Sentiment Analysis of Iraqi Arabic Dialect on Facebook Based on Distributed Representations of Documents


Alnawas A., ARICI N.

ACM TRANSACTIONS ON ASIAN AND LOW-RESOURCE LANGUAGE INFORMATION PROCESSING, cilt.18, sa.3, 2019 (SCI İndekslerine Giren Dergi) identifier identifier

  • Cilt numarası: 18 Konu: 3
  • Basım Tarihi: 2019
  • Doi Numarası: 10.1145/3278605
  • Dergi Adı: ACM TRANSACTIONS ON ASIAN AND LOW-RESOURCE LANGUAGE INFORMATION PROCESSING

Özet

Nowadays, social media is used by many people to express their opinions about a variety of topics. Opinion Mining or Sentiment Analysis techniques extract opinions from user generated contents. Over the years, a multitude of Sentiment Analysis studies has been done about the English language with deficiencies of research in all other languages. Unfortunately, Arabic is one of the languages that seems to lack substantial research, despite the rapid growth of its use on social media outlets. Furthermore, specific Arabic dialects should be studied, not just Modern Standard Arabic.
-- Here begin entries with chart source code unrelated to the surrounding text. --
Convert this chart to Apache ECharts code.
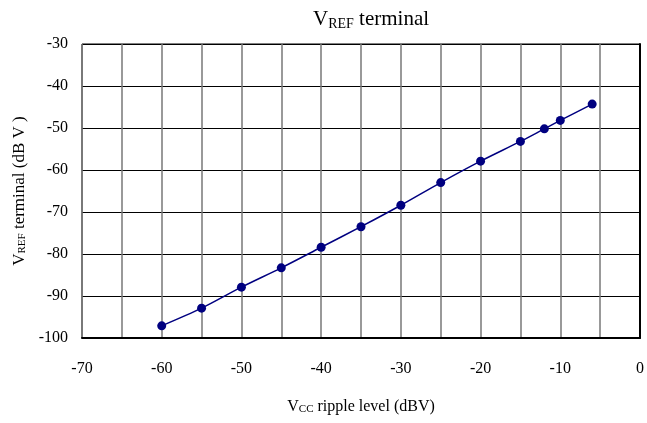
<!DOCTYPE html>
<html><head><meta charset="utf-8">
<script src="https://cdn.jsdelivr.net/npm/echarts@6/dist/echarts.min.js"></script>
<style>html,body{margin:0;padding:0;background:#fff}#c{width:647px;height:423px}</style>
</head><body><div id="c"></div>
<script>
const rippleLevel = [-60, -55, -50, -45, -40, -35, -30, -25, -20, -15, -12, -10, -6];
const vrefTerminal = [-97.1, -92.9, -87.9, -83.3, -78.4, -73.5, -68.4, -63.0, -57.9, -53.2, -50.2, -48.2, -44.3];
const xTicks = [-70, -60, -50, -40, -30, -20, -10, 0];
const yTicks = [-100, -90, -80, -70, -60, -50, -40, -30];

const font = 'Liberation Serif';
const chart = echarts.init(document.getElementById('c'), null, {renderer: 'canvas'});
chart.setOption({
  animation: false,
  backgroundColor: '#fff',
  title: {
    text: '{v|V}{s|REF}{v| terminal}',
    left: 366, top: 3, textAlign: 'center',
    textStyle: {
      fontWeight: 'normal',
      rich: {
        v: {fontFamily: font, fontSize: 21, fontWeight: 'normal', color: '#000'},
        s: {fontFamily: font, fontSize: 14, fontWeight: 'normal', color: '#000', verticalAlign: 'bottom', padding: [9, 0, 0, 0]}
      }
    }
  },
  grid: {left: 82, right: 5, top: 44, bottom: 85, show: true, borderColor: '#000', borderWidth: 1},
  xAxis: {
    type: 'value', min: -70, max: 0, interval: 5,
    name: '{v|V}{s|CC}{v| ripple level (dBV)}',
    nameLocation: 'middle', nameGap: 60,
    nameTextStyle: {
      rich: {
        v: {fontFamily: font, fontSize: 16, color: '#000'},
        s: {fontFamily: font, fontSize: 11, color: '#000', verticalAlign: 'bottom', padding: [6, 0, 0, 0]}
      }
    },
    axisLine: {show: true, lineStyle: {color: '#000', width: 2}},
    axisTick: {show: false},
    axisLabel: {
      margin: 23, fontFamily: font, fontSize: 16, color: '#000',
      formatter: v => (xTicks.indexOf(v) >= 0 ? String(v) : '')
    },
    splitLine: {show: true, lineStyle: {color: '#777', width: 1.5}}
  },
  yAxis: {
    type: 'value', min: -100, max: -30, interval: 10,
    name: '{v|V}{s|REF}{v| terminal (dB V )}',
    nameLocation: 'middle', nameGap: 54, nameRotate: 90,
    nameTextStyle: {
      rich: {
        v: {fontFamily: font, fontSize: 17, color: '#000'},
        s: {fontFamily: font, fontSize: 11, color: '#000', verticalAlign: 'bottom', padding: [6, 0, 0, 0]}
      }
    },
    axisLine: {show: true, lineStyle: {color: '#000', width: 2}},
    axisTick: {show: false},
    axisLabel: {
      margin: 14, fontFamily: font, fontSize: 16, color: '#000',
      formatter: v => (yTicks.indexOf(v) >= 0 ? String(v) : '')
    },
    splitLine: {show: true, lineStyle: {color: '#000', width: 1}}
  },
  series: [{
    type: 'line',
    data: rippleLevel.map((x, i) => [x, vrefTerminal[i]]),
    smooth: 0.3,
    symbol: 'circle', symbolSize: 9,
    itemStyle: {color: '#000080'},
    lineStyle: {color: '#000080', width: 1.5}
  }]
});
</script></body></html>
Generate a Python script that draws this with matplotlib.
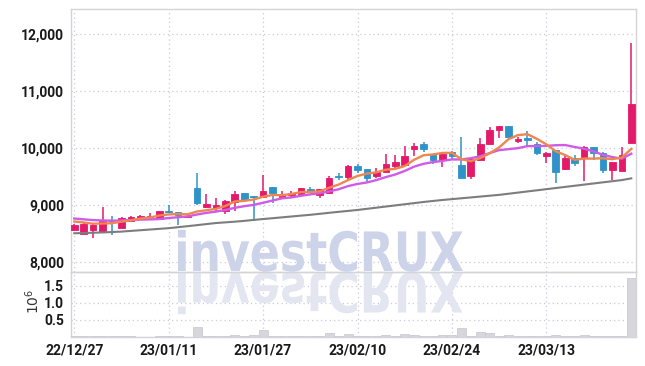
import matplotlib
matplotlib.use("Agg")
import matplotlib.pyplot as plt
import numpy as np
from matplotlib.textpath import TextPath
from matplotlib.font_manager import FontProperties
from matplotlib.patches import PathPatch
from matplotlib.transforms import Affine2D, IdentityTransform

# trading days shown on the chart
dates = [
    "22/12/27", "22/12/28", "22/12/29", "23/01/02", "23/01/03", "23/01/04",
    "23/01/05", "23/01/06", "23/01/09", "23/01/10", "23/01/11", "23/01/12",
    "23/01/13", "23/01/16", "23/01/17", "23/01/18", "23/01/19", "23/01/20",
    "23/01/25", "23/01/26", "23/01/27", "23/01/30", "23/01/31", "23/02/01",
    "23/02/02", "23/02/03", "23/02/06", "23/02/07", "23/02/08", "23/02/09",
    "23/02/10", "23/02/13", "23/02/14", "23/02/15", "23/02/16", "23/02/17",
    "23/02/20", "23/02/21", "23/02/22", "23/02/23", "23/02/24", "23/02/27",
    "23/02/28", "23/03/02", "23/03/03", "23/03/06", "23/03/07", "23/03/08",
    "23/03/09", "23/03/10", "23/03/13", "23/03/14", "23/03/15", "23/03/16",
    "23/03/17", "23/03/20", "23/03/21", "23/03/22", "23/03/23", "23/03/24",
]

opens = [8550, 8490, 8550, 8530, 8740, 8600, 8710, 8760, 8790, 8755,
         8900, 8870, 8780, 9300, 8955, 8945, 8900, 9050, 9205, 9140,
         9135, 9315, 9130, 9165, 9195, 9275, 9170, 9205, 9500, 9495,
         9685, 9625, 9500, 9575, 9690, 9700, 9985, 10065, 9895, 9790,
         9920, 9700, 9500, 9790, 10065, 10315, 10385, 10130, 10170, 10070,
         9850, 9965, 9625, 9820, 9835, 10010, 9905, 9615, 9600, 10080]
highs = [8660, 8680, 8660, 8960, 8800, 8790, 8800, 8830, 8850, 8900,
         8990, 8880, 8820, 9560, 9190, 9120, 9080, 9240, 9210, 9150,
         9530, 9320, 9235, 9235, 9300, 9310, 9280, 9510, 9560, 9700,
         9720, 9630, 9640, 9890, 9880, 10035, 10080, 10110, 9900, 9900,
         9950, 10190, 9810, 10170, 10375, 10390, 10390, 10200, 10300, 10110,
         9930, 9970, 9880, 9880, 10030, 10020, 9920, 9760, 10010, 11840]
lows = [8540, 8480, 8420, 8530, 8470, 8590, 8700, 8740, 8750, 8750,
        8860, 8650, 8760, 9000, 8950, 8880, 8840, 8900, 9085, 8720,
        9120, 9030, 9120, 9140, 9190, 9210, 9120, 9200, 9430, 9440,
        9560, 9400, 9470, 9570, 9645, 9700, 9850, 9930, 9720, 9660,
        9800, 9480, 9450, 9780, 10060, 10170, 10140, 10090, 10020, 9880,
        9730, 9380, 9620, 9690, 9410, 9790, 9565, 9440, 9600, 10080]
closes = [8640, 8670, 8650, 8710, 8720, 8770, 8785, 8810, 8800, 8895,
          8870, 8815, 8790, 9040, 9010, 8990, 9065, 9190, 9090, 9130,
          9240, 9215, 9165, 9205, 9295, 9245, 9275, 9475, 9490, 9685,
          9615, 9480, 9585, 9720, 9760, 9860, 10035, 9980, 9790, 9895,
          9865, 9480, 9800, 10065, 10315, 10385, 10200, 10160, 10145, 9905,
          9905, 9585, 9830, 9730, 10010, 9905, 9615, 9750, 9875, 10770]

# moving averages as drawn
ma5 = [8707, 8690, 8668, 8672, 8678, 8704, 8727, 8759, 8777, 8812,
       8832, 8838, 8834, 8882, 8905, 8929, 8979, 9059, 9069, 9093,
       9143, 9173, 9168, 9191, 9224, 9225, 9237, 9299, 9356, 9434,
       9508, 9549, 9571, 9617, 9632, 9681, 9792, 9871, 9885, 9912,
       9913, 9802, 9766, 9821, 9905, 10009, 10153, 10225, 10241, 10159,
       10063, 9940, 9874, 9791, 9812, 9812, 9818, 9802, 9831, 9983]
ma10 = [8760, 8745, 8732, 8725, 8722, 8726, 8733, 8740, 8744, 8750,
        8768, 8783, 8797, 8830, 8859, 8881, 8909, 8947, 8976, 8999,
        9036, 9076, 9114, 9130, 9159, 9184, 9205, 9234, 9274, 9329,
        9367, 9393, 9435, 9487, 9533, 9595, 9671, 9721, 9751, 9772,
        9797, 9797, 9819, 9853, 9909, 9961, 9978, 9996, 10031, 10032,
        10036, 10047, 10050, 10016, 9986, 9938, 9879, 9838, 9811, 9898]
ma_long = [8500, 8505, 8510, 8515, 8522, 8530, 8542, 8554, 8566, 8578,
           8590, 8607, 8625, 8643, 8662, 8680, 8692, 8704, 8718, 8735,
           8750, 8765, 8780, 8795, 8810, 8825, 8842, 8860, 8877, 8893,
           8910, 8930, 8950, 8970, 8990, 9010, 9030, 9050, 9068, 9085,
           9100, 9115, 9130, 9145, 9160, 9175, 9195, 9215, 9235, 9255,
           9275, 9295, 9315, 9335, 9355, 9375, 9395, 9415, 9435, 9465]

# volume in millions
volume = [0.02, 0.03, 0.03, 0.04, 0.03, 0.03, 0.02, 0.01, 0.01, 0.03,
          0.02, 0.02, 0.01, 0.29, 0.04, 0.03, 0.02, 0.07, 0.03, 0.06,
          0.21, 0.03, 0.02, 0.03, 0.03, 0.02, 0.03, 0.12, 0.04, 0.08,
          0.03, 0.03, 0.02, 0.06, 0.03, 0.10, 0.07, 0.03, 0.02, 0.06,
          0.05, 0.27, 0.04, 0.14, 0.11, 0.04, 0.06, 0.02, 0.03, 0.04,
          0.02, 0.06, 0.03, 0.02, 0.06, 0.03, 0.03, 0.02, 0.04, 1.72]

price_ticks = [8000, 9000, 10000, 11000, 12000]
vol_ticks = [0.5, 1.0, 1.5]

UP = "#e5196a"
DOWN = "#2f93c9"
GRID = "#c9cbdb"
SPINE = "#d4d4d8"
TICK_FONT = "Roboto"

W, H = 645, 366
fig = plt.figure(figsize=(W / 100, H / 100), dpi=100)
fig.patch.set_facecolor("white")
ax = fig.add_axes([71 / W, 1 - 272 / H, 565 / W, 263 / H])
axv = fig.add_axes([71 / W, 1 - 337 / H, 565 / W, 65 / H], sharex=ax)

x = np.arange(len(dates))
o = np.array(opens)
c = np.array(closes)
up = c >= o
cols = np.where(up, UP, DOWN)

# candles
ax.vlines(x, lows, highs, colors=cols, linewidth=1.1, zorder=3)
body_lo = np.minimum(o, c)
body_h = np.maximum(np.abs(c - o), 22)
ax.bar(x, body_h, bottom=body_lo, width=0.7, color=cols, edgecolor=cols,
       linewidth=0.6, zorder=3)

ax.plot(x, ma_long, color="#7d7d7d", linewidth=1.5, zorder=4)
ax.plot(x, ma10, color="#cf5be6", linewidth=1.7, zorder=4)
ax.plot(x, ma5, color="#ee8650", linewidth=1.7, zorder=5)

axv.bar(x, volume, width=0.95, color="#d6d6dc", edgecolor="#c6c6ce",
        linewidth=0.5, zorder=3)

ax.set_yticks(price_ticks)
ax.set_yticklabels([f"{v:,}" for v in price_ticks])
axv.set_yticks(vol_ticks)
axv.set_yticklabels([f"{v:.1f}" for v in vol_ticks])
axv.set_xticks(x[::10])
axv.set_xticklabels(dates[::10])
ax.tick_params(axis="x", labelbottom=False)

for a in (ax, axv):
    a.set_facecolor("none")
    a.grid(True, linestyle=(0, (1, 2.5)), color=GRID, linewidth=0.9, zorder=0)
    a.set_axisbelow(True)
    a.tick_params(length=0, pad=5, labelsize=10, labelcolor="#1a1a1a")
    for s in a.spines.values():
        s.set_color(SPINE)
        s.set_linewidth(1.0)
    for lab in a.get_xticklabels() + a.get_yticklabels():
        lab.set_family(TICK_FONT)
        lab.set_fontweight("bold")

fig.text(33 / W, 1 - 301 / H, r"$10^{6}$", rotation=90, ha="center",
         va="center", fontsize=10, color="#333333", family="DejaVu Serif")

# watermark with its reflection
tp = TextPath((0, 0), "investCRUX", size=100,
              prop=FontProperties(family="DejaVu Sans", weight="bold"))
bb = tp.get_extents()
sx = 285 / bb.width
sy = 42 / bb.height
base_y = H - 272
main = Affine2D().translate(-bb.x0, 0).scale(sx, sy).translate(178, base_y + 1)
refl = Affine2D().translate(-bb.x0, 0).scale(sx, -sy).translate(178, base_y - 1)
ax.add_patch(PathPatch(main.transform_path(tp), transform=IdentityTransform(),
                       facecolor="#cdd3e8", edgecolor="none", zorder=1))
axv.add_patch(PathPatch(refl.transform_path(tp), transform=IdentityTransform(),
                        facecolor="#e3e6f0", edgecolor="none", zorder=1))

ax.set_xlim(-0.35, 59.5)
ax.set_ylim(7820, 12440)
axv.set_ylim(0, 1.9)

plt.savefig("out.png", dpi=100)
plt.close()
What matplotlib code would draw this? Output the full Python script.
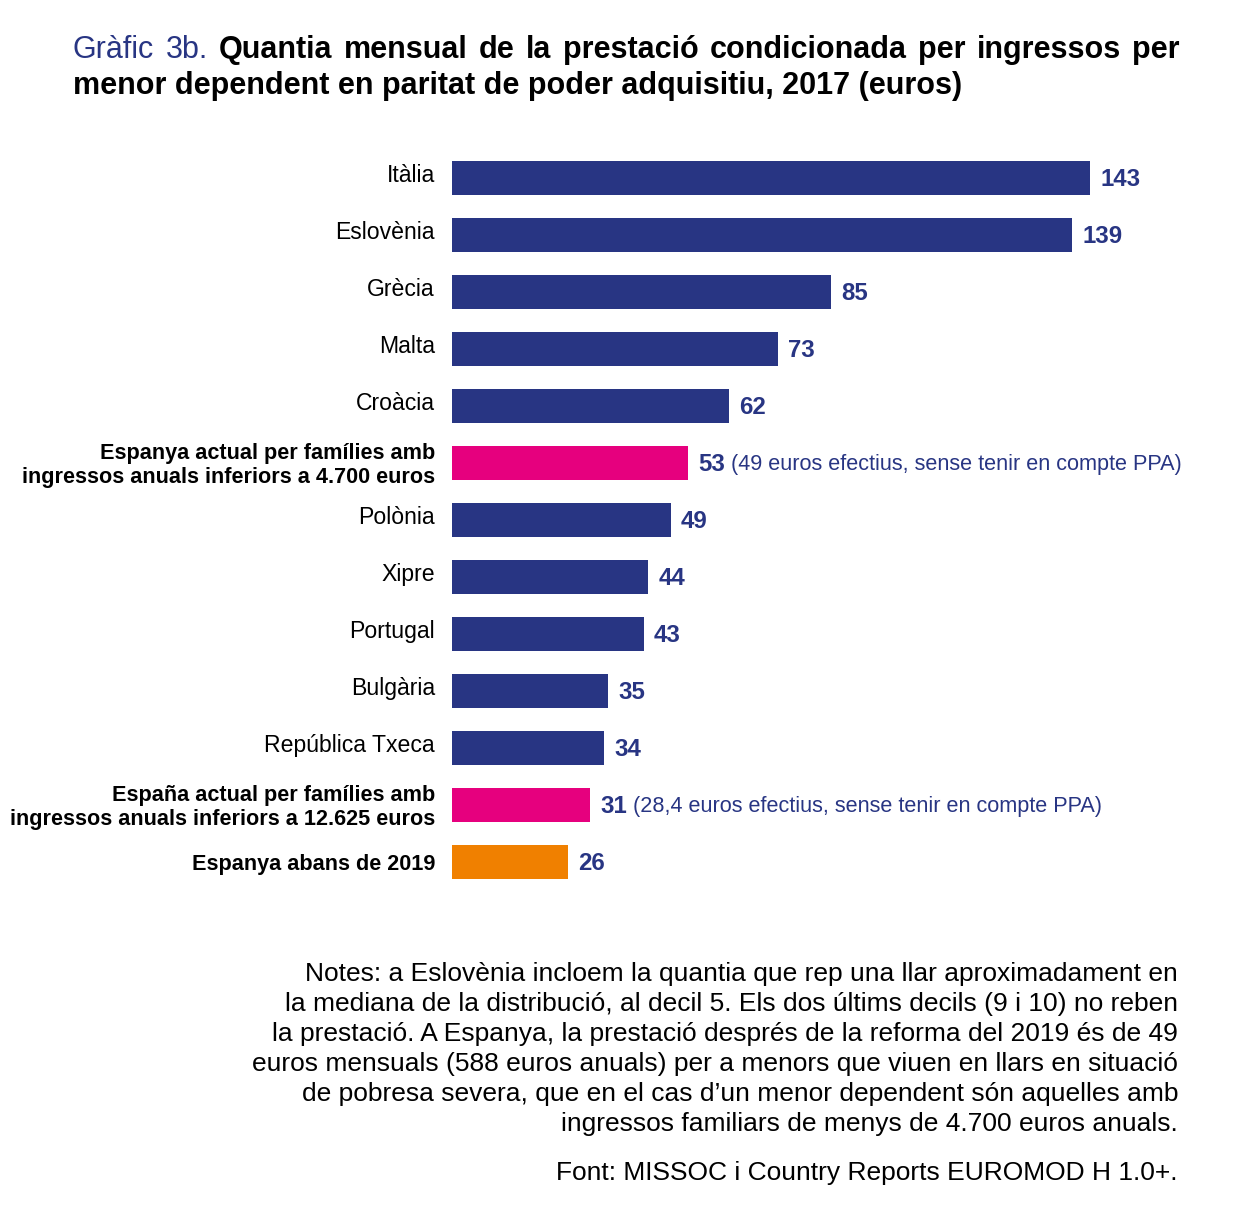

In this paper, we experiment sentiments analysis of Iraqi Arabic dialect using word embedding. First, we made a large corpus from previous works to learn word representations. Second, we generated word embedding model by training corpus using Doc2Vec representations based on Paragraph and Distributed Memory Model of Paragraph Vectors (DM-PV) architecture. Lastly, the represented feature used for training four binary classifiers (Logistic Regression, Decision Tree, Support Vector Machine and Naive Bayes) to detect sentiment. We also experimented different values of parameters (window size, dimension and negative samples). In the light of the experiments, it can be concluded that our approach achieves a better performance for Logistic Regression and Support Vector Machine than the other classifiers.